The two-strikes work from 2015 showed that educators were quick to label Black students as troublemakers. So the trio wondered if teachers could be convinced to adopt a “growth mind-set” — the belief that students and relationships could change. The team also theorized that once teachers adopted a growth mind-set, they would need time and space to get to know their students.
Okonofua and colleagues knew from the 2015 study that teachers recommended 30 percent harsher discipline for Black students than white students. So in a follow-up study, the team asked a different group of U.S. teachers to read vignettes about hypothetical students named Deshawn or Greg.
But this time teachers had extra vignettes to read. First, about half of the 243 teachers read a passage on the growth mind-set, specifically how teachers can change a student’s life. Second, the teachers read about how their relationship to students could grow. Third, they read about the student’s initial misbehavior. Fourth, they read about the student’s love of music and struggles outside school. And finally, the teachers read about the student’s second misbehavior, then answered a set of questions.
Teachers in a control group, meanwhile, read only the misbehavior vignettes interspersed with unrelated or subversive readings, such as a passage on how relationships cannot change.

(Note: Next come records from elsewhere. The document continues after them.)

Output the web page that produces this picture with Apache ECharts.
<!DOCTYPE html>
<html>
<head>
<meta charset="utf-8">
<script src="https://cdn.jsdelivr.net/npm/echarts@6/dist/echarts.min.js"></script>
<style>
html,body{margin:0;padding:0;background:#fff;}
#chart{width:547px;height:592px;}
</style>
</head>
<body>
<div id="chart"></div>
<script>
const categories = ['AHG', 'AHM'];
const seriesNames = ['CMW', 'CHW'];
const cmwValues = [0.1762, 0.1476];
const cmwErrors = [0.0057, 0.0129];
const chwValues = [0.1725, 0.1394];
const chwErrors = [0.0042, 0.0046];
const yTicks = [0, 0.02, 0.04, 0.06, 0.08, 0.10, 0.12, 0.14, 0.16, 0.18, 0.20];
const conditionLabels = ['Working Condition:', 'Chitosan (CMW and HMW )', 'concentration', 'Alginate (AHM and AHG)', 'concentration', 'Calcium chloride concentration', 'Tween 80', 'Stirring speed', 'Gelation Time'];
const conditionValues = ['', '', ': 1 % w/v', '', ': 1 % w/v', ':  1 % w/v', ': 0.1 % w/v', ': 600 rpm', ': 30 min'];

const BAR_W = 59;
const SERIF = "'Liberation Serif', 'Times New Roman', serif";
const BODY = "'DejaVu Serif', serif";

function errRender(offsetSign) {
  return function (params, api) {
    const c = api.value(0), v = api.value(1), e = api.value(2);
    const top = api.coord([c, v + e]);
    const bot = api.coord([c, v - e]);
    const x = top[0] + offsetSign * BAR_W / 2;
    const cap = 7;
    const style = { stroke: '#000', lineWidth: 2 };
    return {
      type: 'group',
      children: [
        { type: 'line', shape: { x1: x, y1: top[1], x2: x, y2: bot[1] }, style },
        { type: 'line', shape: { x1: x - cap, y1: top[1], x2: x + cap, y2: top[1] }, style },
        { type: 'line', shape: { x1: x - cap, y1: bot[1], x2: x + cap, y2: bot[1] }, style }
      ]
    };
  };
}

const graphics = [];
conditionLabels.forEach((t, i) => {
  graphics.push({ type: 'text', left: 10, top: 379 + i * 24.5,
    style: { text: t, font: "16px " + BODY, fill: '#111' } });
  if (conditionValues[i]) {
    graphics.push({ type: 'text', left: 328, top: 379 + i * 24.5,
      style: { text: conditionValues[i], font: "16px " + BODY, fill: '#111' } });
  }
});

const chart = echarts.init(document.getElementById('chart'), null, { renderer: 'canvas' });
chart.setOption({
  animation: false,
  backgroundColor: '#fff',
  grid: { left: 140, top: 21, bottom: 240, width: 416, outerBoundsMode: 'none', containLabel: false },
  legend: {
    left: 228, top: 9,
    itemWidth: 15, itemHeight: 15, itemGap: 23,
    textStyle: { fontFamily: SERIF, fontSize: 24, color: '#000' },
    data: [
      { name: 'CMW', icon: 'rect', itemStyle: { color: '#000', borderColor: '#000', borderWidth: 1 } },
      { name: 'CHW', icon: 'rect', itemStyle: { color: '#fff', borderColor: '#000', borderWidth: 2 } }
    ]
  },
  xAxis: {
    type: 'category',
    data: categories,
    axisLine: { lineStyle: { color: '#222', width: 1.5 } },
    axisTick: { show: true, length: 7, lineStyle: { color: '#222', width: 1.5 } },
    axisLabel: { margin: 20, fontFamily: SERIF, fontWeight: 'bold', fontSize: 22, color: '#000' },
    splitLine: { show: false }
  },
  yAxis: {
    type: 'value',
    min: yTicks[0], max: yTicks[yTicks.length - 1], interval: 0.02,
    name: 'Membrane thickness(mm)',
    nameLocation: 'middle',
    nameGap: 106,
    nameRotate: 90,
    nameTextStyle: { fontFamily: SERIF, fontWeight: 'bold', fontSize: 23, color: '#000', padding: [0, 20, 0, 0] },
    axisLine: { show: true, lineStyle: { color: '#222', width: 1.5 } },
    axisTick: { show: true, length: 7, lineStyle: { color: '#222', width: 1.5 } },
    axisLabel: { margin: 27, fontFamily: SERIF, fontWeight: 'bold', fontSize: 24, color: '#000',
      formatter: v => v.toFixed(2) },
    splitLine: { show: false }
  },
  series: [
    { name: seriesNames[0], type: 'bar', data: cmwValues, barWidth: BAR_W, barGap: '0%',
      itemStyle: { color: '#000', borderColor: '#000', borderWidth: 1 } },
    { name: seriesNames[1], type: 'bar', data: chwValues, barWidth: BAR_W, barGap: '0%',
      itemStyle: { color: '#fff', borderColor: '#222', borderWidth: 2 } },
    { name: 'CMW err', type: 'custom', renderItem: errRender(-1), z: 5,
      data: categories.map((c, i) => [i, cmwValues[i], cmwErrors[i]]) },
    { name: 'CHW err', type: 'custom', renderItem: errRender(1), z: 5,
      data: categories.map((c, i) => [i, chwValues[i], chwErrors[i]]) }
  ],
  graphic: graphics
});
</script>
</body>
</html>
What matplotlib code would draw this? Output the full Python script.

The intervention made responses to both Black and white students more positive. Compared with teachers in the control groups, those who read the additional vignettes about Deshawn were less likely to label him as a troublemaker or expect him to get suspended in the future, and were more likely to feel they could build a strong relationship with him, the team reported October 16 in Science Advances. Though those teachers were also less willing to see Deshawn receive harsh discipline, that finding did not reach statistical significance. Darling-Hammond now hopes to see these interventions tested outside of the lab.
The virtual classroom
Meanwhile, Losen and others worry that the ongoing COVID-19 pandemic could make shrinking the discipline gap even harder. Data collected during the pandemic are not yet available, but anecdotes of teachers punishing Black students for misbehaving during online classes have recently surfaced. Police arrived at the home of a 12-year-old in Colorado after his art teacher saw him playing with a neon green toy gun. The school later suspended the boy for five days. Police also visited a boy in New Jersey after a teacher saw him playing with a Nerf gun. School officials in Louisiana suspended a 9-year-old boy for having an unloaded BB gun visible in his bedroom.
During this pandemic, teachers have even less time and space to get to know what’s going on in their students’ lives. And everyone’s stress levels are at an all-time high, Losen says. “Unless we do something very different and really address needs in a way that we never have, we’re going to see a train wreck.”